Instructions to follow:
The material below should be written out in full and exactly; pictures stay out of the copy.
START Data segment
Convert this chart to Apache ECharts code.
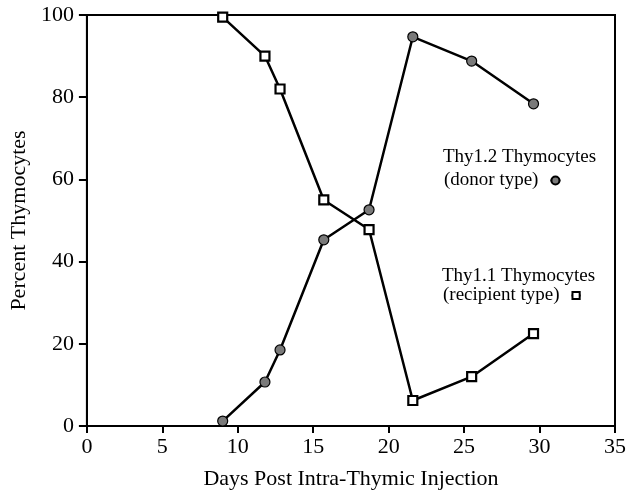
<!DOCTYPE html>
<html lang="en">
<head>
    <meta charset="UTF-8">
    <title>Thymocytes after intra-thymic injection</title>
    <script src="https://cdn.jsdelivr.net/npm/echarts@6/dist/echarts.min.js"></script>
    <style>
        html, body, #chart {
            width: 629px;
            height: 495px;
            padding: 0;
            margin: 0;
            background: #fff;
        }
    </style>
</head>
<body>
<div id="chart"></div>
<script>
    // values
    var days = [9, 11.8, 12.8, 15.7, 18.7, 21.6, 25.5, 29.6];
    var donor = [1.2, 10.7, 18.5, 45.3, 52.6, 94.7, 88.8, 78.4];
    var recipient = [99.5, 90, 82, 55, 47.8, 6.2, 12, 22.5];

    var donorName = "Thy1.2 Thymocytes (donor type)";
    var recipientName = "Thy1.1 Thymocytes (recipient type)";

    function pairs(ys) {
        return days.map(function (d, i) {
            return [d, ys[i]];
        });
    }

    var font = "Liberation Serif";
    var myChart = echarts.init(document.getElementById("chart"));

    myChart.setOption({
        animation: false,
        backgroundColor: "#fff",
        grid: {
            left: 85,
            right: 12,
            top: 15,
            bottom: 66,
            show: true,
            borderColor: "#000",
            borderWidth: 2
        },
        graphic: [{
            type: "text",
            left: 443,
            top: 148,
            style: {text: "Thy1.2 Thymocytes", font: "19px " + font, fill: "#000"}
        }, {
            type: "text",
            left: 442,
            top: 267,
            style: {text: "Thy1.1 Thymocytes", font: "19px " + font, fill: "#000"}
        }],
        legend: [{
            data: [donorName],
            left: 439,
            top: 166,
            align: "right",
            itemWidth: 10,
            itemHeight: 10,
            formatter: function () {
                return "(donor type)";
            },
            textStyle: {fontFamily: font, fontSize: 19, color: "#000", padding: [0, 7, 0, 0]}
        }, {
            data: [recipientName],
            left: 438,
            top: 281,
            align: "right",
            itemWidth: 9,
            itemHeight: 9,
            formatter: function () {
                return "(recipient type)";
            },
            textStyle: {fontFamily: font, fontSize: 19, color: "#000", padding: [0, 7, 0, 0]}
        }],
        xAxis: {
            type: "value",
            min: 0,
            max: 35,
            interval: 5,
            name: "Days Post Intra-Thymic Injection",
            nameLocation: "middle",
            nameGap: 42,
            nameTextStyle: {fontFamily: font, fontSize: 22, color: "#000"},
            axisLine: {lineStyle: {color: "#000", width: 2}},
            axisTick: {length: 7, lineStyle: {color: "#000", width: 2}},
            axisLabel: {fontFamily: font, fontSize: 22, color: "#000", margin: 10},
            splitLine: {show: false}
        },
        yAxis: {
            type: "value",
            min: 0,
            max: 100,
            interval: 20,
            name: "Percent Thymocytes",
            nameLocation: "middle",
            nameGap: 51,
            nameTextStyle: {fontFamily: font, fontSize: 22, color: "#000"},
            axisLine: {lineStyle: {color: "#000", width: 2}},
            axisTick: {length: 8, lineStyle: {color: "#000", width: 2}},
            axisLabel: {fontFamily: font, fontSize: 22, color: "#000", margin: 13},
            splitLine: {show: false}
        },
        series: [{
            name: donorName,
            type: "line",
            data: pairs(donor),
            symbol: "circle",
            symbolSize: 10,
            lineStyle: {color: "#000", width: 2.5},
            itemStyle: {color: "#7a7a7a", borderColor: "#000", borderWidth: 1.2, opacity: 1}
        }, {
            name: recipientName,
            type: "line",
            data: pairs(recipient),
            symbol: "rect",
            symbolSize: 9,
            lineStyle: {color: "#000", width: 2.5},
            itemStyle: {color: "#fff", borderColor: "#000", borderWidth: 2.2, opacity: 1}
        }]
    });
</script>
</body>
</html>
END Data segment
Written solution:
Convert this chart to Apache ECharts code.
<!DOCTYPE html>
<html lang="en">
<head>
    <meta charset="UTF-8">
    <title>Thymocytes after intra-thymic injection</title>
    <script src="https://cdn.jsdelivr.net/npm/echarts@6/dist/echarts.min.js"></script>
    <style>
        html, body, #chart {
            width: 629px;
            height: 495px;
            padding: 0;
            margin: 0;
            background: #fff;
        }
    </style>
</head>
<body>
<div id="chart"></div>
<script>
    // values
    var days = [9, 11.8, 12.8, 15.7, 18.7, 21.6, 25.5, 29.6];
    var donor = [1.2, 10.7, 18.5, 45.3, 52.6, 94.7, 88.8, 78.4];
    var recipient = [99.5, 90, 82, 55, 47.8, 6.2, 12, 22.5];

    var donorName = "Thy1.2 Thymocytes (donor type)";
    var recipientName = "Thy1.1 Thymocytes (recipient type)";

    function pairs(ys) {
        return days.map(function (d, i) {
            return [d, ys[i]];
        });
    }

    var font = "Liberation Serif";
    var myChart = echarts.init(document.getElementById("chart"));

    myChart.setOption({
        animation: false,
        backgroundColor: "#fff",
        grid: {
            left: 85,
            right: 12,
            top: 15,
            bottom: 66,
            show: true,
            borderColor: "#000",
            borderWidth: 2
        },
        graphic: [{
            type: "text",
            left: 443,
            top: 148,
            style: {text: "Thy1.2 Thymocytes", font: "19px " + font, fill: "#000"}
        }, {
            type: "text",
            left: 442,
            top: 267,
            style: {text: "Thy1.1 Thymocytes", font: "19px " + font, fill: "#000"}
        }],
        legend: [{
            data: [donorName],
            left: 439,
            top: 166,
            align: "right",
            itemWidth: 10,
            itemHeight: 10,
            formatter: function () {
                return "(donor type)";
            },
            textStyle: {fontFamily: font, fontSize: 19, color: "#000", padding: [0, 7, 0, 0]}
        }, {
            data: [recipientName],
            left: 438,
            top: 281,
            align: "right",
            itemWidth: 9,
            itemHeight: 9,
            formatter: function () {
                return "(recipient type)";
            },
            textStyle: {fontFamily: font, fontSize: 19, color: "#000", padding: [0, 7, 0, 0]}
        }],
        xAxis: {
            type: "value",
            min: 0,
            max: 35,
            interval: 5,
            name: "Days Post Intra-Thymic Injection",
            nameLocation: "middle",
            nameGap: 42,
            nameTextStyle: {fontFamily: font, fontSize: 22, color: "#000"},
            axisLine: {lineStyle: {color: "#000", width: 2}},
            axisTick: {length: 7, lineStyle: {color: "#000", width: 2}},
            axisLabel: {fontFamily: font, fontSize: 22, color: "#000", margin: 10},
            splitLine: {show: false}
        },
        yAxis: {
            type: "value",
            min: 0,
            max: 100,
            interval: 20,
            name: "Percent Thymocytes",
            nameLocation: "middle",
            nameGap: 51,
            nameTextStyle: {fontFamily: font, fontSize: 22, color: "#000"},
            axisLine: {lineStyle: {color: "#000", width: 2}},
            axisTick: {length: 8, lineStyle: {color: "#000", width: 2}},
            axisLabel: {fontFamily: font, fontSize: 22, color: "#000", margin: 13},
            splitLine: {show: false}
        },
        series: [{
            name: donorName,
            type: "line",
            data: pairs(donor),
            symbol: "circle",
            symbolSize: 10,
            lineStyle: {color: "#000", width: 2.5},
            itemStyle: {color: "#7a7a7a", borderColor: "#000", borderWidth: 1.2, opacity: 1}
        }, {
            name: recipientName,
            type: "line",
            data: pairs(recipient),
            symbol: "rect",
            symbolSize: 9,
            lineStyle: {color: "#000", width: 2.5},
            itemStyle: {color: "#fff", borderColor: "#000", borderWidth: 2.2, opacity: 1}
        }]
    });
</script>
</body>
</html>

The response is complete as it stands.